After the spy balloon was shot down, three unidentified aerial objects were also downed by the U.S. military over three successive days — one over Alaska, one over Canada and the third over Lake Huron in Michigan.

The U.S. acted in coordination with Canada, Biden said, adding that he personally spoke to Prime Minister Justin Trudeau over the weekend. The two militaries are currently working together to recover debris.

The administration has yet to confirm what those objects were or where they came from, though White House spokesperson John Kirby said earlier this week a “leading explanation” within the intelligence community is that the objects may have been for commercial or benign use.

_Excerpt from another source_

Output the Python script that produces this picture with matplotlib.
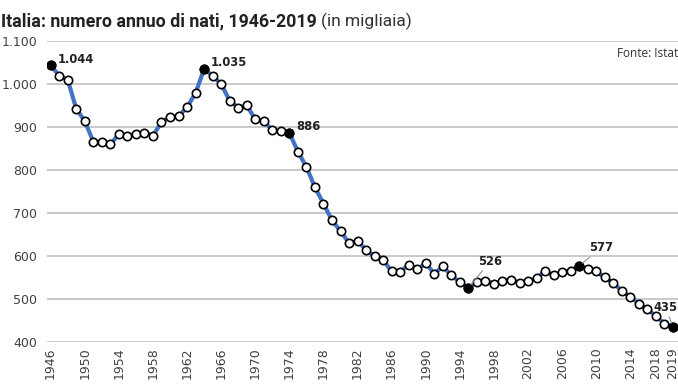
import matplotlib
matplotlib.use('Agg')
import matplotlib.pyplot as plt
import matplotlib.transforms as mtransforms

# Nati in Italia (migliaia)
years = list(range(1946, 2020))
births = [1044, 1019, 1010, 942, 914, 866, 864, 860, 883, 880,
          884, 887, 880, 911, 924, 925, 946, 979, 1035, 1019,
          1000, 961, 945, 950, 918, 913, 893, 890, 886, 843,
          807, 760, 722, 683, 658, 630, 635, 614, 599, 591,
          564, 563, 580, 569, 583, 559, 576, 555, 539, 526,
          539, 543, 535, 541, 545, 538, 542, 548, 565, 555,
          563, 566, 577, 570, 564, 550, 538, 518, 505, 489,
          477, 460, 443, 435]
highlight_years = [1946, 1964, 1974, 1995, 2008, 2019]
tick_years = list(range(1946, 2019, 4)) + [2019]
y_ticks = [400, 500, 600, 700, 800, 900, 1000, 1100]


def it_fmt(v):
    return f"{v:,}".replace(',', '.')


fig = plt.figure(figsize=(6.78, 3.85), dpi=100)
ax = fig.add_axes([47 / 678, 1 - 342 / 385, 631 / 678, 301 / 385])

ax.plot(years, births, color='#4472C4', lw=3, zorder=2)
ax.plot(years, births, ls='none', marker='o', ms=6, mfc='white',
        mec='black', mew=1.2, zorder=3)
hl_vals = [births[years.index(y)] for y in highlight_years]
ax.plot(highlight_years, hl_vals, ls='none', marker='o', ms=6,
        mfc='black', mec='black', mew=1.2, zorder=4)

# etichette dei valori evidenziati (offset in punti)
offsets = {1946: (5, 4, False), 1964: (5, 5, False), 1974: (5, 5, False),
           1995: (7, 19, True), 2008: (7, 13, True), 2019: (-14, 14, True)}
for y, v in zip(highlight_years, hl_vals):
    dx, dy, leader = offsets[y]
    ap = dict(arrowstyle='-', color='#909090', lw=0.8, shrinkA=0, shrinkB=3) if leader else None
    ax.annotate(it_fmt(v), xy=(y, v), xytext=(dx, dy), textcoords='offset points',
                ha='left', va='center', fontsize=8.3, fontweight='bold',
                color='#222222', arrowprops=ap, zorder=5)

ax.set_xlim(1945.57, 2019.59)
ax.set_ylim(400, 1100)
ax.set_yticks(y_ticks)
ax.set_yticklabels([it_fmt(v) for v in y_ticks])
ax.set_xticks(tick_years)
ax.set_xticklabels([str(t) for t in tick_years], rotation=90)
ax.tick_params(length=0, labelsize=9, labelcolor='#404040')
ax.tick_params(axis='y', pad=7)
ax.tick_params(axis='x', pad=4)
ax.grid(axis='y', color='#c0c0c0', lw=1.2)
ax.set_axisbelow(True)
for s in ax.spines.values():
    s.set_visible(False)

# sposta leggermente l'etichetta 2018 per non sovrapporla al 2019
for lab in ax.get_xticklabels():
    if lab.get_text() == '2018':
        lab.set_transform(lab.get_transform() + mtransforms.ScaledTranslation(-6 / 72, 0, fig.dpi_scale_trans))

ax.text(1.0, 0.96, 'Fonte: Istat', transform=ax.transAxes, ha='right', va='center',
        fontsize=8.5, color='#333333', family=['Open Sans', 'DejaVu Sans'])

t1 = fig.text(1 / 678, 1 - 26 / 385, 'Italia: numero annuo di nati, 1946-2019',
              fontsize=12.8, fontweight='bold', color='#222222',
              family=['Liberation Sans Narrow', 'Roboto'], va='baseline', ha='left')
fig.canvas.draw()
bb = t1.get_window_extent()
fig.text((bb.x1 + 4) / (678), 1 - 26 / 385, '(in migliaia)', fontsize=12.5,
         color='#333333', family=['Liberation Sans Narrow', 'Roboto'],
         va='baseline', ha='left')

fig.savefig('out.png', dpi=100, facecolor='white')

Biden echoed that sentiment Thursday, saying while they still don’t know for sure, the objects were “most likely balloons tied to private companies, recreation or research institutions” for weather purposes or scientific research.

“I want to be clear we don’t have any evidence that there has been a sudden increase in the number of objects in the sky,” Biden said. “We’re now just seeing more of them, partially because of the steps we’ve taken to increase our radars.”